7/21 – Hanging Canyon/ Lake of the Crags: bull moose, buck deer, pink-sided junco, swainson’s hawk, alpine sunflower, penstemon, scarlet gilia, balsamroot, sunflower, spirea, flax
7/22 – Wilson, WY-:cow moose with new calf
7/28 – Mt. Glory: geranium, Indian paintbrush, penstemon- many varieties, lupine, sunflower, osha, bistort, stemless goldenweed, silky phacelia, forget-me-not, golden mantle ground squirrel
Visiting this area in mid-summer gives you endless choices for outdoor activities. It’s fun to ask the locals what they like to do and where they like to do it, so inquire with hotel staff, waiters, and people working at the Park entrance stations. Always nice to get a local’s perspective — you would be amazed at the various passions in this valley: some hit the river to fish or to float; others spend all their time high in the mountains whether climbing the peaks or hiking the trails; some love mountain biking and the thrill of speedy downhill travel. You might meet a bear watcher or geyser watcher and gain insight to see something amazing… at just the right time.

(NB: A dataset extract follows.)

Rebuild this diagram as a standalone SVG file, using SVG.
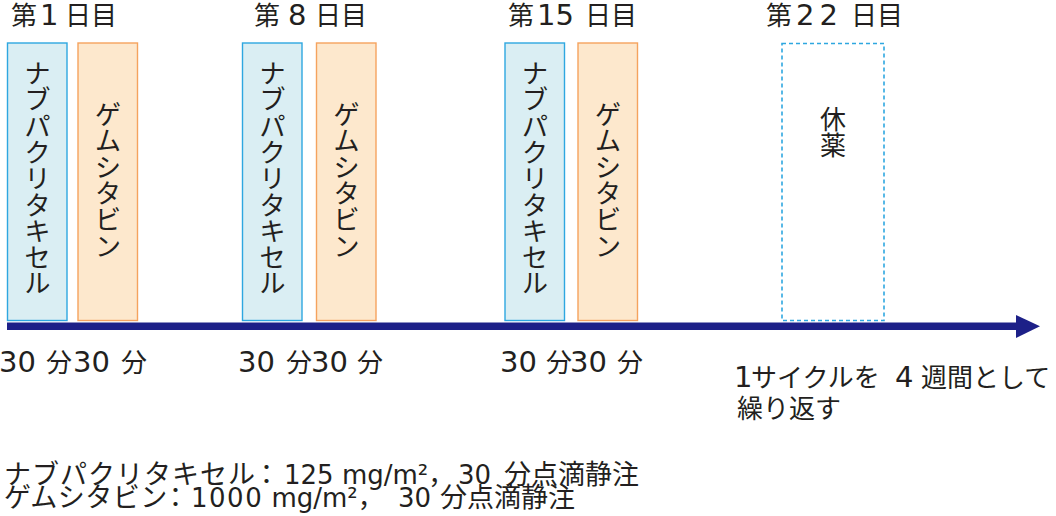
<svg xmlns="http://www.w3.org/2000/svg" width="1056" height="516" viewBox="0 0 1056 516">
<style>
.t{font-family:"Noto Sans CJK JP","Noto Sans CJK SC",sans-serif;fill:#231f20;font-size:26px}
.n{font-family:"DejaVu Sans","Noto Sans CJK JP",sans-serif;font-size:29px}
.bn{font-family:"DejaVu Sans","Noto Sans CJK JP",sans-serif;font-size:26px}
.k{font-size:27px}
.nab{fill:#daeef3;stroke:#2ea7e0;stroke-width:1.4}
.gem{fill:#fde8cd;stroke:#f5a35e;stroke-width:1.4}
.rest{fill:none;stroke:#2ea7e0;stroke-width:1.6;stroke-dasharray:4 3}
.v{text-anchor:middle}
</style>
<rect width="1056" height="516" fill="#ffffff"/>
<g id="headings">
<text class="t" y="24.5"><tspan x="11">第 </tspan><tspan class="n" x="40">1 </tspan><tspan x="65">日目</tspan></text>
<text class="t" y="24.5"><tspan x="254">第 </tspan><tspan class="n" x="288">8 </tspan><tspan x="315">日目</tspan></text>
<text class="t" y="24.5"><tspan x="508">第 </tspan><tspan class="n" x="537">15 </tspan><tspan x="585">日目</tspan></text>
<text class="t" y="24.5"><tspan x="766">第 </tspan><tspan class="n" x="796" letter-spacing="5">22 </tspan><tspan x="851">日目</tspan></text>
</g>
<g id="day1-nab">
<rect class="nab" x="7.5" y="43" width="59.5" height="277.5"/>
<text class="t v" x="37.5" y="83"><tspan x="37.5">ナ</tspan><tspan x="37.5" dy="26.3">ブ</tspan><tspan x="37.5" dy="26.3">パ</tspan><tspan x="37.5" dy="26.3">ク</tspan><tspan x="37.5" dy="26.3">リ</tspan><tspan x="37.5" dy="26.3">タ</tspan><tspan x="37.5" dy="26.3">キ</tspan><tspan x="37.5" dy="26.3">セ</tspan><tspan x="37.5" dy="26.3">ル</tspan></text>
</g>
<g id="day1-gem">
<rect class="gem" x="78" y="43" width="59.5" height="277.5"/>
<text class="t v" x="108" y="124"><tspan x="108">ゲ</tspan><tspan x="108" dy="26.3">ム</tspan><tspan x="108" dy="26.3">シ</tspan><tspan x="108" dy="26.3">タ</tspan><tspan x="108" dy="26.3">ビ</tspan><tspan x="108" dy="26.3">ン</tspan></text>
</g>
<g id="day8-nab">
<rect class="nab" x="242.5" y="43" width="59.5" height="277.5"/>
<text class="t v" x="272.5" y="83"><tspan x="272.5">ナ</tspan><tspan x="272.5" dy="26.3">ブ</tspan><tspan x="272.5" dy="26.3">パ</tspan><tspan x="272.5" dy="26.3">ク</tspan><tspan x="272.5" dy="26.3">リ</tspan><tspan x="272.5" dy="26.3">タ</tspan><tspan x="272.5" dy="26.3">キ</tspan><tspan x="272.5" dy="26.3">セ</tspan><tspan x="272.5" dy="26.3">ル</tspan></text>
</g>
<g id="day8-gem">
<rect class="gem" x="316.5" y="43" width="59.5" height="277.5"/>
<text class="t v" x="346.5" y="124"><tspan x="346.5">ゲ</tspan><tspan x="346.5" dy="26.3">ム</tspan><tspan x="346.5" dy="26.3">シ</tspan><tspan x="346.5" dy="26.3">タ</tspan><tspan x="346.5" dy="26.3">ビ</tspan><tspan x="346.5" dy="26.3">ン</tspan></text>
</g>
<g id="day15-nab">
<rect class="nab" x="505" y="43" width="59.5" height="277.5"/>
<text class="t v" x="535" y="83"><tspan x="535">ナ</tspan><tspan x="535" dy="26.3">ブ</tspan><tspan x="535" dy="26.3">パ</tspan><tspan x="535" dy="26.3">ク</tspan><tspan x="535" dy="26.3">リ</tspan><tspan x="535" dy="26.3">タ</tspan><tspan x="535" dy="26.3">キ</tspan><tspan x="535" dy="26.3">セ</tspan><tspan x="535" dy="26.3">ル</tspan></text>
</g>
<g id="day15-gem">
<rect class="gem" x="578" y="43" width="59.5" height="277.5"/>
<text class="t v" x="608" y="124"><tspan x="608">ゲ</tspan><tspan x="608" dy="26.3">ム</tspan><tspan x="608" dy="26.3">シ</tspan><tspan x="608" dy="26.3">タ</tspan><tspan x="608" dy="26.3">ビ</tspan><tspan x="608" dy="26.3">ン</tspan></text>
</g>
<g id="day22-rest">
<rect class="rest" x="782" y="43.5" width="102" height="277"/>
<text class="t v" x="833" y="129"><tspan x="833">休</tspan><tspan x="833" dy="26">薬</tspan></text>
</g>
<g id="connectors">
<line x1="7" y1="326.3" x2="1018" y2="326.3" stroke="#1d2088" stroke-width="7.4"/>
<polygon points="1016,315 1040,326.3 1016,338" fill="#1d2088"/>
</g>
<g id="durations">
<text class="t" y="372"><tspan class="n" x="-1">30 </tspan><tspan x="46">分</tspan><tspan class="n" x="73">30 </tspan><tspan x="121">分</tspan></text>
<text class="t" y="372"><tspan class="n" x="238">30 </tspan><tspan x="286">分</tspan><tspan class="n" x="311">30 </tspan><tspan x="357">分</tspan></text>
<text class="t" y="372"><tspan class="n" x="500">30 </tspan><tspan x="546">分</tspan><tspan class="n" x="570">30 </tspan><tspan x="617">分</tspan></text>
</g>
<g id="cycle-note">
<text class="t" y="387"><tspan class="n" x="734">1</tspan><tspan x="751">サイクルを </tspan><tspan class="n" x="895">4 </tspan><tspan x="921">週間として</tspan></text>
<text class="t" x="737" y="418">繰り返す</text>
</g>
<g id="dose-note">
<text class="t" y="484"><tspan class="k" x="4" letter-spacing="1">ナブパクリタキセル</tspan><tspan class="k" x="253">：</tspan><tspan class="bn" x="284">125 mg/m²，</tspan><tspan class="bn" x="458" font-size="27">30 </tspan><tspan class="k" x="504">分点滴静注</tspan></text>
<text class="t" y="507"><tspan class="k" x="4" letter-spacing="0.5">ゲムシタビン</tspan><tspan class="k" x="162">：</tspan><tspan class="bn" x="191" letter-spacing="1.5">1000</tspan><tspan class="bn"> mg/m²，</tspan><tspan class="bn" x="398" font-size="27">30 </tspan><tspan class="k" x="440">分点滴静注</tspan></text>
</g>
</svg>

I recommend trying a new activity. I’m a hiker but I love to be on the top of mountains so I joined a climbing company to assist me to reach the summit. It’s fun to ride the aerial tram in August and explore the alpine environment. An evening float on the Snake River is a great opportunity to see animals, enjoy the fading light and the sounds of the river. Have fun as you explore all the options.